Der vorsitzende Richter erklärte, es sei bislang noch nicht vorgekommen, dass eine Behörde gegen einen aus Altersgründen ausgeschiedenen Beamten auf Auskunft im Rahmen der beamtenrechtlichen Anzeigepflicht klagt. Er führte weiter aus, dass Konkurrenz kein Interessenkonflikt im Sinne des § 88a sei. In dieser Hinsicht könne von der Gegenseite nur auf das finanzielle Interesse der Klinikumsverwaltung, und damit insbesondere des ehemaligen Chefs, hingewiesen werden.

Nach einer halben Stunde nahm die Gegenseite auf eindeutiges Anraten des Gerichts die Klage zurück und musste deshalb für die gesamten Kosten des Verfahrens aufkommen. Aber die Kosten trägt ja das Land Baden-Württemberg.
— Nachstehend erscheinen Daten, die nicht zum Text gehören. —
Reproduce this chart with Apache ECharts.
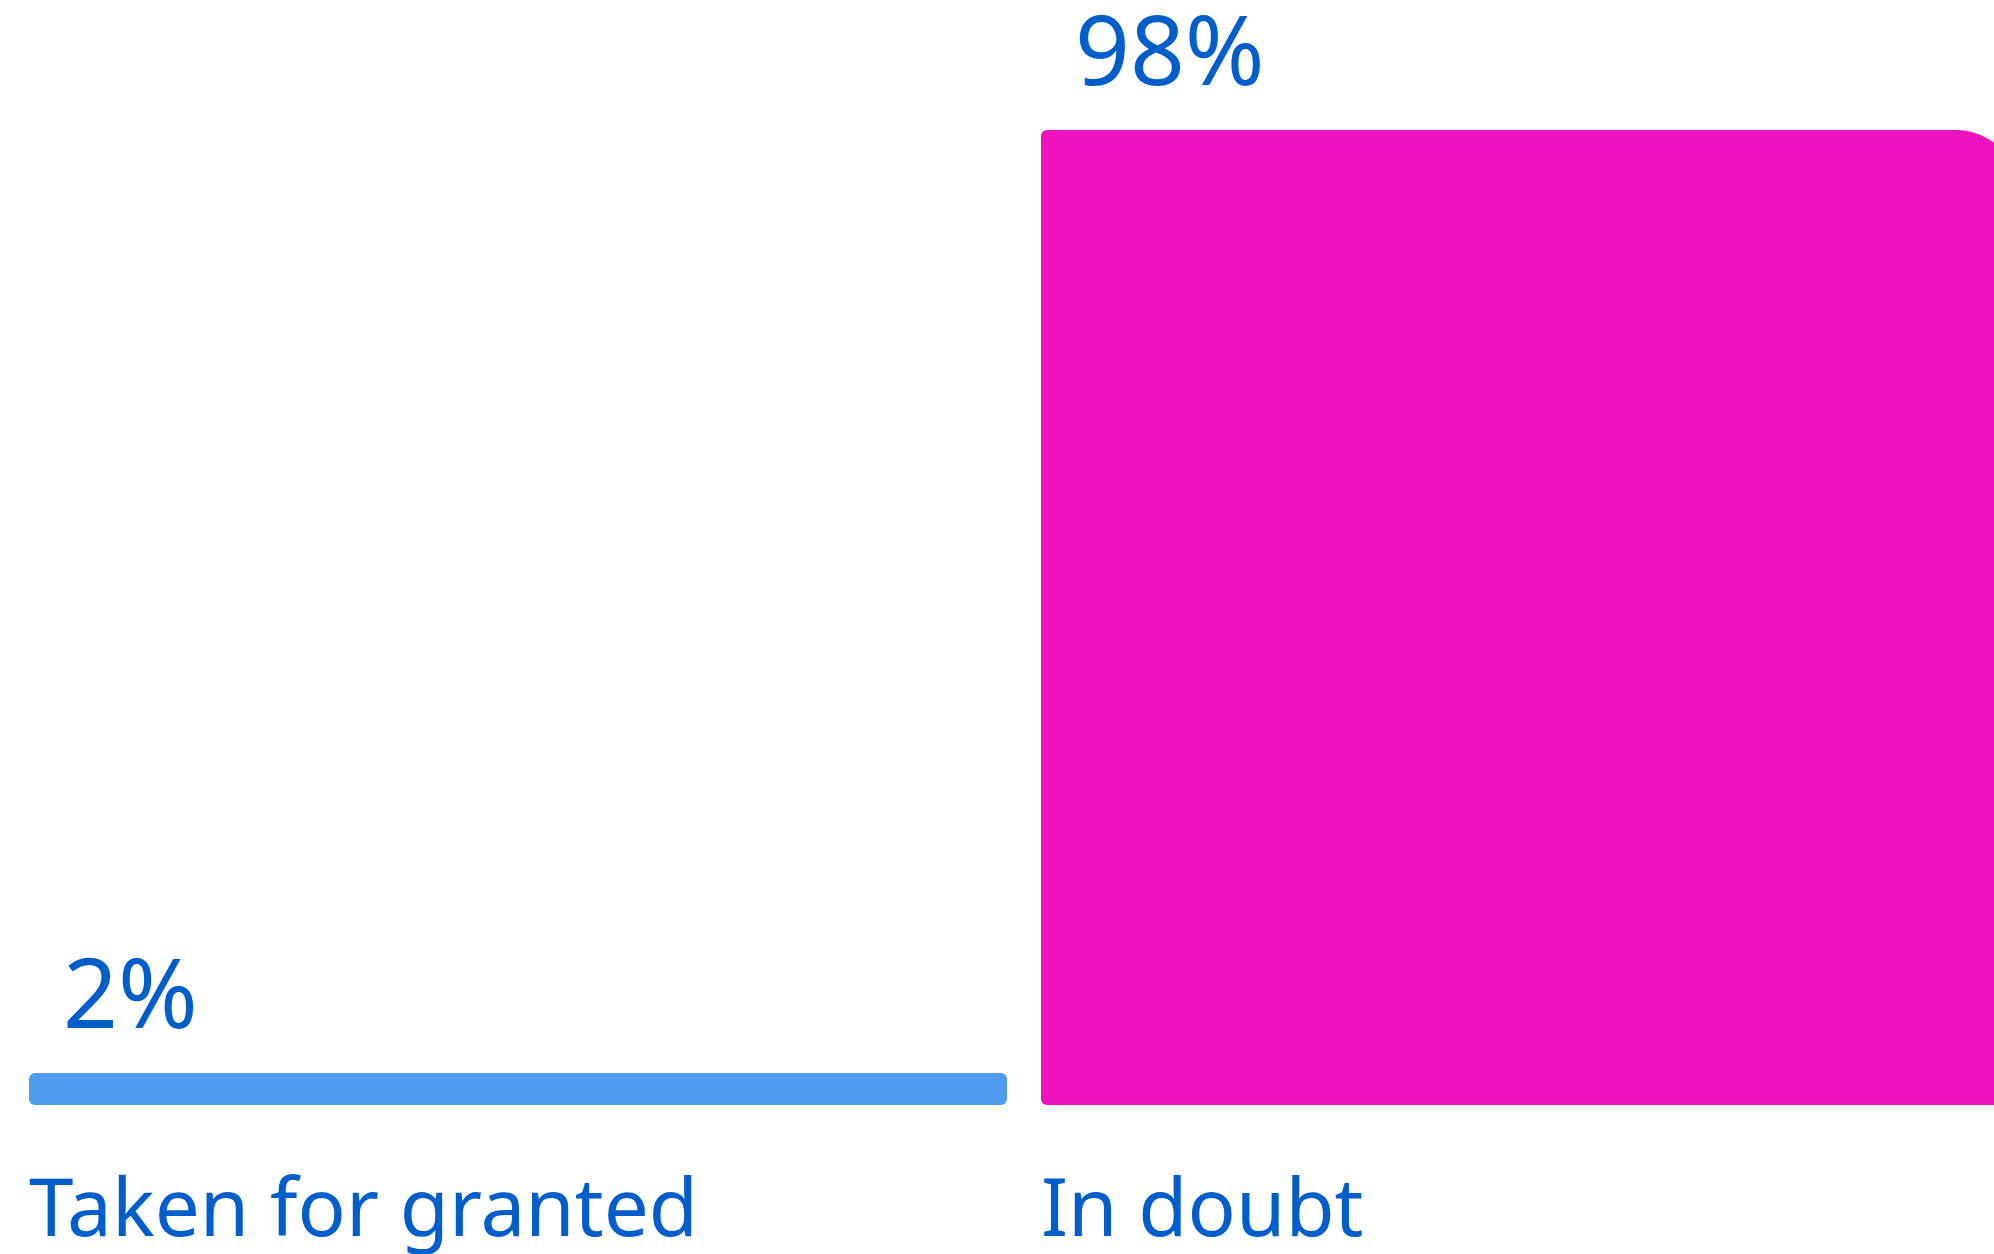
<!DOCTYPE html>
<html>
<head>
<meta charset="utf-8">
<script src="https://cdn.jsdelivr.net/npm/echarts@6/dist/echarts.min.js"></script>
<style>
  html, body { margin: 0; padding: 0; background: #fff; overflow: hidden; }
  /* wider than the window: the second bar runs past the right edge */
  #Bar { width: 2040px; height: 1254px; }
</style>
</head>
<body>
<div id="Bar"></div>
<script>
const categories = ['Taken for granted', 'In doubt']
const values = [2, 98]
const colors = ['#4f9bf0', '#f012be']

const chart = echarts.init(document.getElementById('Bar'))
const textColor = '#005ecb'

chart.setOption({
  animation: false,
  grid: {
    left: 12,
    right: 4,
    top: 130,
    bottom: 149
  },
  xAxis: {
    type: 'category',
    data: categories,
    axisLine: { show: false },
    axisTick: { show: false },
    axisLabel: {
      margin: 68,
      width: 978,
      // keep label at the left edge of the bar
      formatter: (v) => '{a|' + v + '}',
      rich: {
        a: {
          align: 'left',
          fontFamily: 'Noto Sans',
          fontSize: 80,
          color: textColor
        }
      }
    }
  },
  yAxis: {
    type: 'value',
    min: 0,
    max: 98,
    show: false,
    splitLine: { show: false }
  },
  series: [
    {
      type: 'bar',
      barWidth: 978,
      barMinHeight: 32,
      data: values.map((v, i) => ({
        value: v,
        itemStyle: {
          color: colors[i],
          borderRadius: i === 1 ? [6, 63, 6, 6] : 6
        }
      })),
      label: {
        show: true,
        position: [34, -24],
        verticalAlign: 'bottom',
        fontFamily: 'Noto Sans',
        fontSize: 96,
        color: textColor,
        formatter: (p) => p.value + '%'
      }
    }
  ]
})
window.addEventListener('resize', () => chart.resize())
</script>
</body>
</html>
Mit so einer Abteilung Recht, die den Herren kostenlos zur Verfügung steht, kann man also mühelos versuchen, seine Nebentätigkeitserlöse zu erhöhen.

Unser früherer Pathologe aus Bonn, der wie alle Pathologen den diesseitigen, konkreten Dingen sehr viel näher steht als wir abgehobenen Wissenschaftler, beendete häufig lange, unverständliche Diskussionen im Fakultätsrat mit dem Hinweis: „Meine Herren, et jeht doch nur um’s Jeld“.

Inzwischen hat der neue Institutsdirektor seine Tätigkeit aufgenommen, jetzt allerdings ohne diese persönlichen Pfründe. Das Geld verbleibt im Institut. Dieses schreibt vom ersten Tag an schwarze Zahlen, neue Mitarbeiter können eingestellt werden – und es ist eine Freude, die plötzlich wieder motivierten ehemaligen Kollegen zu treffen.